* start *
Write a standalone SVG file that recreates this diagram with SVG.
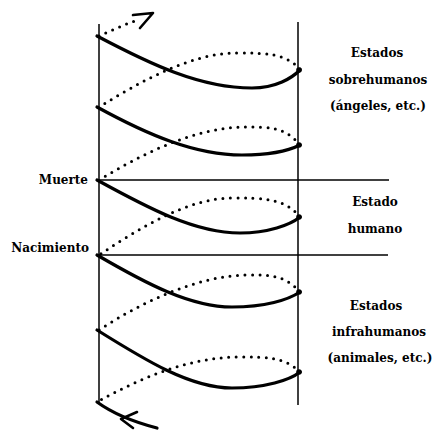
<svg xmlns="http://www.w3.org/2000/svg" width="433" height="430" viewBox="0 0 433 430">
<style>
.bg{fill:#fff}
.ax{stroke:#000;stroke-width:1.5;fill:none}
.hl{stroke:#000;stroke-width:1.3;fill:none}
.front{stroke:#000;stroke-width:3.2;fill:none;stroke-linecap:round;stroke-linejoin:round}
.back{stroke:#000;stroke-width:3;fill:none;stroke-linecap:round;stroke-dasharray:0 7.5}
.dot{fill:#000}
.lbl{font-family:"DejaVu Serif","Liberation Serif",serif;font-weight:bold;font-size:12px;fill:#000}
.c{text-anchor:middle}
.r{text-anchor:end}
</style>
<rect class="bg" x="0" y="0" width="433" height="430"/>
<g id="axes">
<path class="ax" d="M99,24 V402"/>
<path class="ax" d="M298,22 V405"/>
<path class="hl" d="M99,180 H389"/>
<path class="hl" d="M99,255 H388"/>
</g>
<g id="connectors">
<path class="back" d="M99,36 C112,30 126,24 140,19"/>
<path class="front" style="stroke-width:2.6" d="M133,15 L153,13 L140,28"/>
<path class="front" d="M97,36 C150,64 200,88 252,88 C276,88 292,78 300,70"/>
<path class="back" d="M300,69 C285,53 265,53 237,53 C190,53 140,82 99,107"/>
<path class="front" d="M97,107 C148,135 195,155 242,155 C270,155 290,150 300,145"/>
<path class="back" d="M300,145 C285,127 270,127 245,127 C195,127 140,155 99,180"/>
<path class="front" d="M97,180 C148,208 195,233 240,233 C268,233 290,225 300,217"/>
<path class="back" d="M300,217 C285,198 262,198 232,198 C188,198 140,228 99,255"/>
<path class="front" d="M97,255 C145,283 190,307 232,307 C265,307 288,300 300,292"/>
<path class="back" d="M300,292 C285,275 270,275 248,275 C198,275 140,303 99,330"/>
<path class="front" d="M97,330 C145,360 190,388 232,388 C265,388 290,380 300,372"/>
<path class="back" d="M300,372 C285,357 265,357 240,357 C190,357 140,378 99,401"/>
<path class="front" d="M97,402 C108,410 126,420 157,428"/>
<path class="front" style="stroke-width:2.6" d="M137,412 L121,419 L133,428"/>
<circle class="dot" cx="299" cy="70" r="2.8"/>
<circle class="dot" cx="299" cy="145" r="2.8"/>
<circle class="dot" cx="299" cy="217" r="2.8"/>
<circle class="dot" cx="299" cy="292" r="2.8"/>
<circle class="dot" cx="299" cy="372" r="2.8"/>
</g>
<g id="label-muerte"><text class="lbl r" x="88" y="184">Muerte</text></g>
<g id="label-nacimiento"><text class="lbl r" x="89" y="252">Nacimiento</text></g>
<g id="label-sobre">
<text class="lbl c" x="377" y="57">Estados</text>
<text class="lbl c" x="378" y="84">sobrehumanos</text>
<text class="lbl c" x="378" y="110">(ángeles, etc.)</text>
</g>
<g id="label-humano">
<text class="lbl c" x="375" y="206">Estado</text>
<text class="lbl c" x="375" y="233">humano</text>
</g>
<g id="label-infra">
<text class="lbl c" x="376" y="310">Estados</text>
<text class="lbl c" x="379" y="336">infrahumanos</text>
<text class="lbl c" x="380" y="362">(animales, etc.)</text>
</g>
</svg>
* end *
Task to carry out :: Copy every line of the data exactly as written, excluding the pictures.

Written reply ::
Write a standalone SVG file that recreates this diagram with SVG.
<svg xmlns="http://www.w3.org/2000/svg" width="433" height="430" viewBox="0 0 433 430">
<style>
.bg{fill:#fff}
.ax{stroke:#000;stroke-width:1.5;fill:none}
.hl{stroke:#000;stroke-width:1.3;fill:none}
.front{stroke:#000;stroke-width:3.2;fill:none;stroke-linecap:round;stroke-linejoin:round}
.back{stroke:#000;stroke-width:3;fill:none;stroke-linecap:round;stroke-dasharray:0 7.5}
.dot{fill:#000}
.lbl{font-family:"DejaVu Serif","Liberation Serif",serif;font-weight:bold;font-size:12px;fill:#000}
.c{text-anchor:middle}
.r{text-anchor:end}
</style>
<rect class="bg" x="0" y="0" width="433" height="430"/>
<g id="axes">
<path class="ax" d="M99,24 V402"/>
<path class="ax" d="M298,22 V405"/>
<path class="hl" d="M99,180 H389"/>
<path class="hl" d="M99,255 H388"/>
</g>
<g id="connectors">
<path class="back" d="M99,36 C112,30 126,24 140,19"/>
<path class="front" style="stroke-width:2.6" d="M133,15 L153,13 L140,28"/>
<path class="front" d="M97,36 C150,64 200,88 252,88 C276,88 292,78 300,70"/>
<path class="back" d="M300,69 C285,53 265,53 237,53 C190,53 140,82 99,107"/>
<path class="front" d="M97,107 C148,135 195,155 242,155 C270,155 290,150 300,145"/>
<path class="back" d="M300,145 C285,127 270,127 245,127 C195,127 140,155 99,180"/>
<path class="front" d="M97,180 C148,208 195,233 240,233 C268,233 290,225 300,217"/>
<path class="back" d="M300,217 C285,198 262,198 232,198 C188,198 140,228 99,255"/>
<path class="front" d="M97,255 C145,283 190,307 232,307 C265,307 288,300 300,292"/>
<path class="back" d="M300,292 C285,275 270,275 248,275 C198,275 140,303 99,330"/>
<path class="front" d="M97,330 C145,360 190,388 232,388 C265,388 290,380 300,372"/>
<path class="back" d="M300,372 C285,357 265,357 240,357 C190,357 140,378 99,401"/>
<path class="front" d="M97,402 C108,410 126,420 157,428"/>
<path class="front" style="stroke-width:2.6" d="M137,412 L121,419 L133,428"/>
<circle class="dot" cx="299" cy="70" r="2.8"/>
<circle class="dot" cx="299" cy="145" r="2.8"/>
<circle class="dot" cx="299" cy="217" r="2.8"/>
<circle class="dot" cx="299" cy="292" r="2.8"/>
<circle class="dot" cx="299" cy="372" r="2.8"/>
</g>
<g id="label-muerte"><text class="lbl r" x="88" y="184">Muerte</text></g>
<g id="label-nacimiento"><text class="lbl r" x="89" y="252">Nacimiento</text></g>
<g id="label-sobre">
<text class="lbl c" x="377" y="57">Estados</text>
<text class="lbl c" x="378" y="84">sobrehumanos</text>
<text class="lbl c" x="378" y="110">(ángeles, etc.)</text>
</g>
<g id="label-humano">
<text class="lbl c" x="375" y="206">Estado</text>
<text class="lbl c" x="375" y="233">humano</text>
</g>
<g id="label-infra">
<text class="lbl c" x="376" y="310">Estados</text>
<text class="lbl c" x="379" y="336">infrahumanos</text>
<text class="lbl c" x="380" y="362">(animales, etc.)</text>
</g>
</svg>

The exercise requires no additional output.